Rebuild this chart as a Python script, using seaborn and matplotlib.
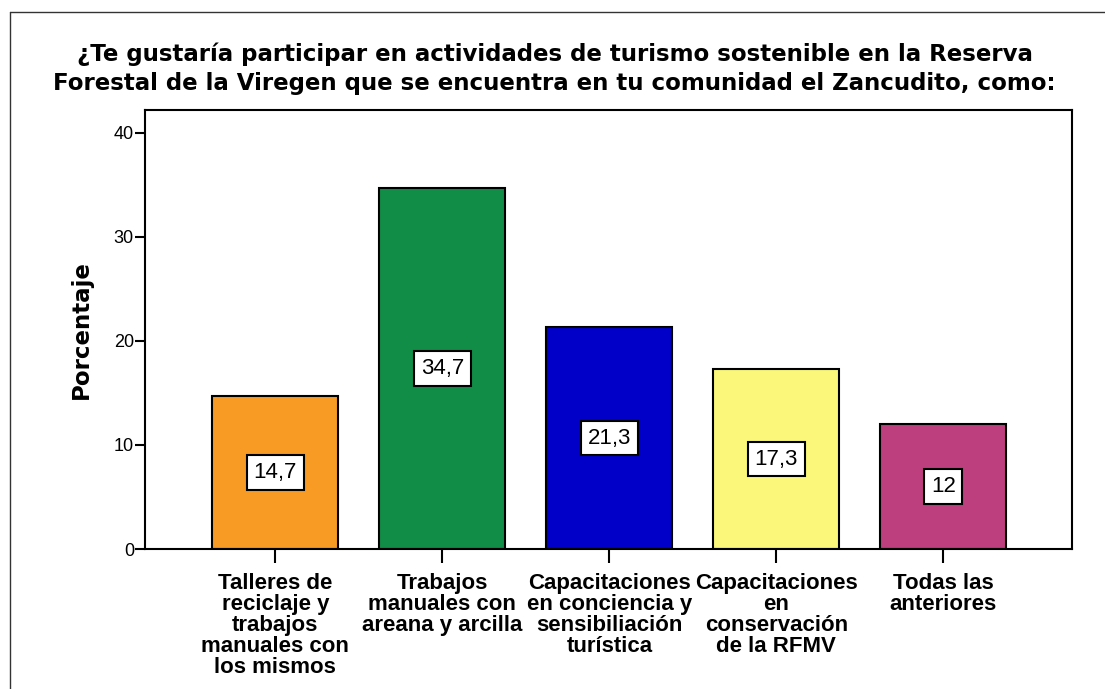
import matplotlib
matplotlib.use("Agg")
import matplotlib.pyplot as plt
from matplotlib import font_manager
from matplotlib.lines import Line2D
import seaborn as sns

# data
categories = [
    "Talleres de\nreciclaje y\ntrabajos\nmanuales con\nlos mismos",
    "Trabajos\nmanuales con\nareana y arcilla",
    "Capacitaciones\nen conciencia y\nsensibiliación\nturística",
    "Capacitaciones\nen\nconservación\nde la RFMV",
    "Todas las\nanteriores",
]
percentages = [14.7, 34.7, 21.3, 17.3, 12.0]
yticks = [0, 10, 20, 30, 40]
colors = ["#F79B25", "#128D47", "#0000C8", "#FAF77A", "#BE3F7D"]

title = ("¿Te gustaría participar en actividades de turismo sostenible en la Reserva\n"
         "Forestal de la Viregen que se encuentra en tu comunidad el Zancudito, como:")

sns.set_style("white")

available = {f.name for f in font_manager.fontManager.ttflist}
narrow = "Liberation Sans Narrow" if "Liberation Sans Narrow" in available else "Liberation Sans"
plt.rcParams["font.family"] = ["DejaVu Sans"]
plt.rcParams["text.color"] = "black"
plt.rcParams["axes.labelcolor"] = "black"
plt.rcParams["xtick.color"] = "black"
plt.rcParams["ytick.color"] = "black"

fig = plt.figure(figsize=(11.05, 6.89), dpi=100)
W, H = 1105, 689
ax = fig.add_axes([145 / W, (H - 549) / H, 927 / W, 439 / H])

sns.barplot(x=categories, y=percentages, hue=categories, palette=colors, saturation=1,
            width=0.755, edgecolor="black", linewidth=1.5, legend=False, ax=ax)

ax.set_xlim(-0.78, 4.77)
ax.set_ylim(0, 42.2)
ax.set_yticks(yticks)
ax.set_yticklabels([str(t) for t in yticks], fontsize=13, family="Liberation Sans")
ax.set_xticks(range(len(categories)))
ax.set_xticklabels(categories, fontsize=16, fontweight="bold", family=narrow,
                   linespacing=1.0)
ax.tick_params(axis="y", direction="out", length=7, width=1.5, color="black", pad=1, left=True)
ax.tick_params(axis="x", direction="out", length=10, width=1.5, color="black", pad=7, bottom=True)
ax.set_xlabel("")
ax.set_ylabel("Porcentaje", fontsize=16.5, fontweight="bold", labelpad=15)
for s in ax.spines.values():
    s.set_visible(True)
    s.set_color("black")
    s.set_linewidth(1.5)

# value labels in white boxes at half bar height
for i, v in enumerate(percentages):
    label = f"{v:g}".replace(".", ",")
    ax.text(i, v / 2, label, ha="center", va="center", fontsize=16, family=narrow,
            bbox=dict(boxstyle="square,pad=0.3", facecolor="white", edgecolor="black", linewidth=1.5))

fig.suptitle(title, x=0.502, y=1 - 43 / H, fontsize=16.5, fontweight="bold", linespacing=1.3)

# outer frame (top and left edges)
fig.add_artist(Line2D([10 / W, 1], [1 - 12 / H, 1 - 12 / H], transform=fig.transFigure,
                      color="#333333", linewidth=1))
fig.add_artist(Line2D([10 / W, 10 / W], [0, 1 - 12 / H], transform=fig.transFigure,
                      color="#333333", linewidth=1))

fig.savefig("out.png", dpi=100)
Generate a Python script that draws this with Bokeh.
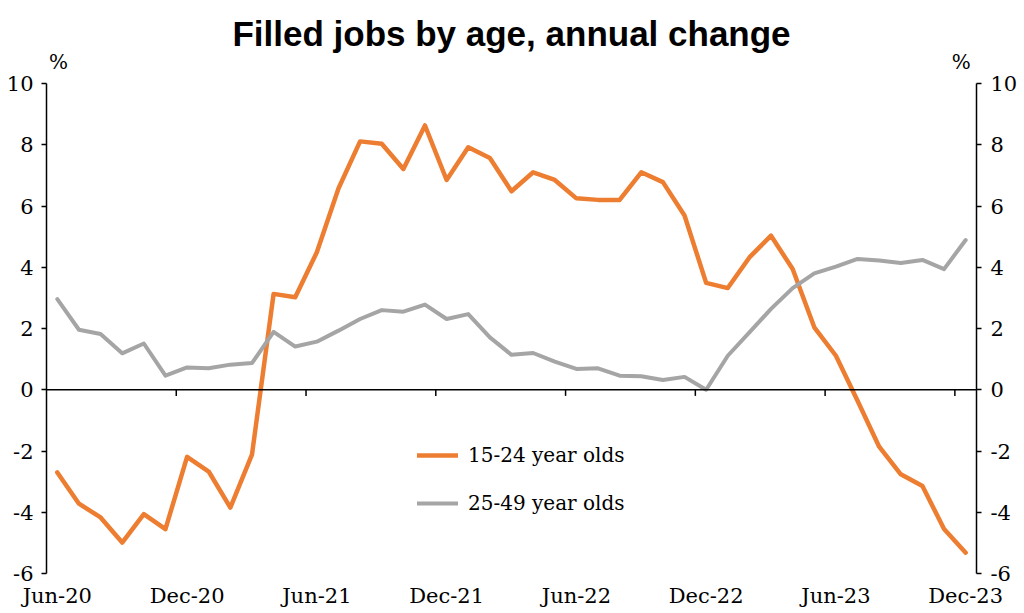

■ ■ ■

Check each line above for the string "this" and show the ones that have it.

Rebuild this chart as a Python script, using seaborn and matplotlib.
Generate a Python script that draws this with Bokeh.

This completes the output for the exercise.